** REQUIRED WORK **
The data below should be printed in full, exactly, and without any of its images.

** SOURCE MATERIAL **

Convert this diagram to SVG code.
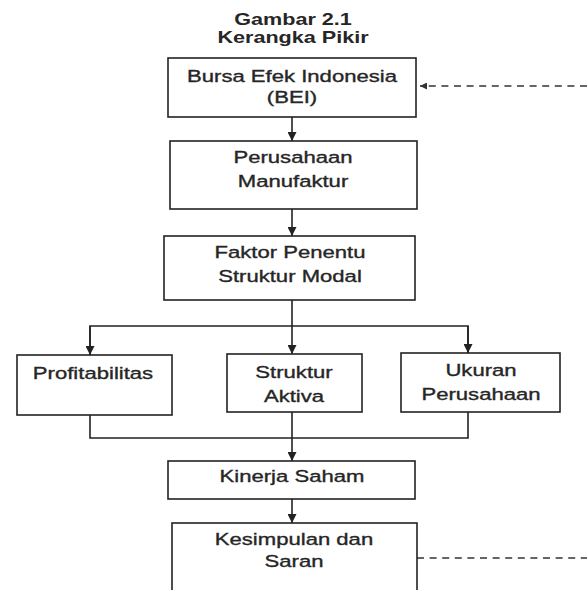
<svg xmlns="http://www.w3.org/2000/svg" width="587" height="590" viewBox="0 0 587 590">
<defs>
<style>
.box{fill:#fff;stroke:#222;stroke-width:1.6}
.ln{fill:none;stroke:#222;stroke-width:1.6}
.dash{fill:none;stroke:#333;stroke-width:1.3;stroke-dasharray:7 5.6}
.t{font-family:"Liberation Sans",Arial,sans-serif;font-size:17px;fill:#262626;stroke:#262626;stroke-width:0.35;text-anchor:middle}
.title{font-family:"Liberation Sans",Arial,sans-serif;font-size:17px;font-weight:bold;fill:#262626;text-anchor:middle}
</style>
<marker id="ah" viewBox="0 0 10 10" refX="10" refY="5" markerWidth="9" markerHeight="9" markerUnits="userSpaceOnUse" orient="auto">
<path d="M0,0 L10,5 L0,10 Z" fill="#222"/>
</marker>
<marker id="ahs" viewBox="0 0 10 10" refX="10" refY="5" markerWidth="7" markerHeight="7" markerUnits="userSpaceOnUse" orient="auto">
<path d="M0,0 L10,5 L0,10 Z" fill="#333"/>
</marker>
</defs>
<rect width="587" height="590" fill="#fff"/>
<g id="title">
<text class="title" transform="translate(293,25) scale(1.27,1)">Gambar 2.1</text>
<text class="title" transform="translate(293,43) scale(1.27,1)">Kerangka Pikir</text>
</g>
<g id="connectors">
<path class="ln" d="M292,117 V141" marker-end="url(#ah)"/>
<path class="ln" d="M292,209 V236" marker-end="url(#ah)"/>
<path class="ln" d="M292,300 V326"/>
<path class="ln" d="M90,355 V326 H468 V353"/>
<path class="ln" d="M90,326 V355" marker-end="url(#ah)"/>
<path class="ln" d="M468,326 V353" marker-end="url(#ah)"/>
<path class="ln" d="M292,326 V354" marker-end="url(#ah)"/>
<path class="ln" d="M90,415 V438 H468 V412"/>
<path class="ln" d="M292,412 V461" marker-end="url(#ah)"/>
<path class="ln" d="M292,499 V523" marker-end="url(#ah)"/>
<path class="dash" d="M587,86 H420" marker-end="url(#ahs)"/>
<path class="dash" d="M417,558 H587"/>
</g>
<g id="bei">
<rect class="box" x="168" y="58" width="248" height="59"/>
<text class="t" transform="translate(292,82) scale(1.3,1)">Bursa Efek Indonesia</text>
<text class="t" transform="translate(292,103) scale(1.3,1)">(BEI)</text>
</g>
<g id="perusahaan">
<rect class="box" x="170" y="141" width="247" height="68"/>
<text class="t" transform="translate(293,163) scale(1.3,1)">Perusahaan</text>
<text class="t" transform="translate(293,187) scale(1.3,1)">Manufaktur</text>
</g>
<g id="faktor">
<rect class="box" x="164" y="236" width="251" height="64"/>
<text class="t" transform="translate(290,258) scale(1.3,1)">Faktor Penentu</text>
<text class="t" transform="translate(290,282) scale(1.3,1)">Struktur Modal</text>
</g>
<g id="profitabilitas">
<rect class="box" x="17" y="355" width="155" height="60"/>
<text class="t" transform="translate(93,379) scale(1.3,1)">Profitabilitas</text>
</g>
<g id="struktur">
<rect class="box" x="227" y="354" width="135" height="58"/>
<text class="t" transform="translate(294,378) scale(1.3,1)">Struktur</text>
<text class="t" transform="translate(294,402) scale(1.3,1)">Aktiva</text>
</g>
<g id="ukuran">
<rect class="box" x="401" y="353" width="159" height="59"/>
<text class="t" transform="translate(481,376) scale(1.3,1)">Ukuran</text>
<text class="t" transform="translate(481,400) scale(1.3,1)">Perusahaan</text>
</g>
<g id="kinerja">
<rect class="box" x="168" y="461" width="247" height="38"/>
<text class="t" transform="translate(292,482) scale(1.3,1)">Kinerja Saham</text>
</g>
<g id="kesimpulan">
<rect class="box" x="172" y="523" width="245" height="90"/>
<text class="t" transform="translate(294,545) scale(1.3,1)">Kesimpulan dan</text>
<text class="t" transform="translate(294,567) scale(1.3,1)">Saran</text>
</g>
</svg>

** THE ANSWER **
Convert this diagram to SVG code.
<svg xmlns="http://www.w3.org/2000/svg" width="587" height="590" viewBox="0 0 587 590">
<defs>
<style>
.box{fill:#fff;stroke:#222;stroke-width:1.6}
.ln{fill:none;stroke:#222;stroke-width:1.6}
.dash{fill:none;stroke:#333;stroke-width:1.3;stroke-dasharray:7 5.6}
.t{font-family:"Liberation Sans",Arial,sans-serif;font-size:17px;fill:#262626;stroke:#262626;stroke-width:0.35;text-anchor:middle}
.title{font-family:"Liberation Sans",Arial,sans-serif;font-size:17px;font-weight:bold;fill:#262626;text-anchor:middle}
</style>
<marker id="ah" viewBox="0 0 10 10" refX="10" refY="5" markerWidth="9" markerHeight="9" markerUnits="userSpaceOnUse" orient="auto">
<path d="M0,0 L10,5 L0,10 Z" fill="#222"/>
</marker>
<marker id="ahs" viewBox="0 0 10 10" refX="10" refY="5" markerWidth="7" markerHeight="7" markerUnits="userSpaceOnUse" orient="auto">
<path d="M0,0 L10,5 L0,10 Z" fill="#333"/>
</marker>
</defs>
<rect width="587" height="590" fill="#fff"/>
<g id="title">
<text class="title" transform="translate(293,25) scale(1.27,1)">Gambar 2.1</text>
<text class="title" transform="translate(293,43) scale(1.27,1)">Kerangka Pikir</text>
</g>
<g id="connectors">
<path class="ln" d="M292,117 V141" marker-end="url(#ah)"/>
<path class="ln" d="M292,209 V236" marker-end="url(#ah)"/>
<path class="ln" d="M292,300 V326"/>
<path class="ln" d="M90,355 V326 H468 V353"/>
<path class="ln" d="M90,326 V355" marker-end="url(#ah)"/>
<path class="ln" d="M468,326 V353" marker-end="url(#ah)"/>
<path class="ln" d="M292,326 V354" marker-end="url(#ah)"/>
<path class="ln" d="M90,415 V438 H468 V412"/>
<path class="ln" d="M292,412 V461" marker-end="url(#ah)"/>
<path class="ln" d="M292,499 V523" marker-end="url(#ah)"/>
<path class="dash" d="M587,86 H420" marker-end="url(#ahs)"/>
<path class="dash" d="M417,558 H587"/>
</g>
<g id="bei">
<rect class="box" x="168" y="58" width="248" height="59"/>
<text class="t" transform="translate(292,82) scale(1.3,1)">Bursa Efek Indonesia</text>
<text class="t" transform="translate(292,103) scale(1.3,1)">(BEI)</text>
</g>
<g id="perusahaan">
<rect class="box" x="170" y="141" width="247" height="68"/>
<text class="t" transform="translate(293,163) scale(1.3,1)">Perusahaan</text>
<text class="t" transform="translate(293,187) scale(1.3,1)">Manufaktur</text>
</g>
<g id="faktor">
<rect class="box" x="164" y="236" width="251" height="64"/>
<text class="t" transform="translate(290,258) scale(1.3,1)">Faktor Penentu</text>
<text class="t" transform="translate(290,282) scale(1.3,1)">Struktur Modal</text>
</g>
<g id="profitabilitas">
<rect class="box" x="17" y="355" width="155" height="60"/>
<text class="t" transform="translate(93,379) scale(1.3,1)">Profitabilitas</text>
</g>
<g id="struktur">
<rect class="box" x="227" y="354" width="135" height="58"/>
<text class="t" transform="translate(294,378) scale(1.3,1)">Struktur</text>
<text class="t" transform="translate(294,402) scale(1.3,1)">Aktiva</text>
</g>
<g id="ukuran">
<rect class="box" x="401" y="353" width="159" height="59"/>
<text class="t" transform="translate(481,376) scale(1.3,1)">Ukuran</text>
<text class="t" transform="translate(481,400) scale(1.3,1)">Perusahaan</text>
</g>
<g id="kinerja">
<rect class="box" x="168" y="461" width="247" height="38"/>
<text class="t" transform="translate(292,482) scale(1.3,1)">Kinerja Saham</text>
</g>
<g id="kesimpulan">
<rect class="box" x="172" y="523" width="245" height="90"/>
<text class="t" transform="translate(294,545) scale(1.3,1)">Kesimpulan dan</text>
<text class="t" transform="translate(294,567) scale(1.3,1)">Saran</text>
</g>
</svg>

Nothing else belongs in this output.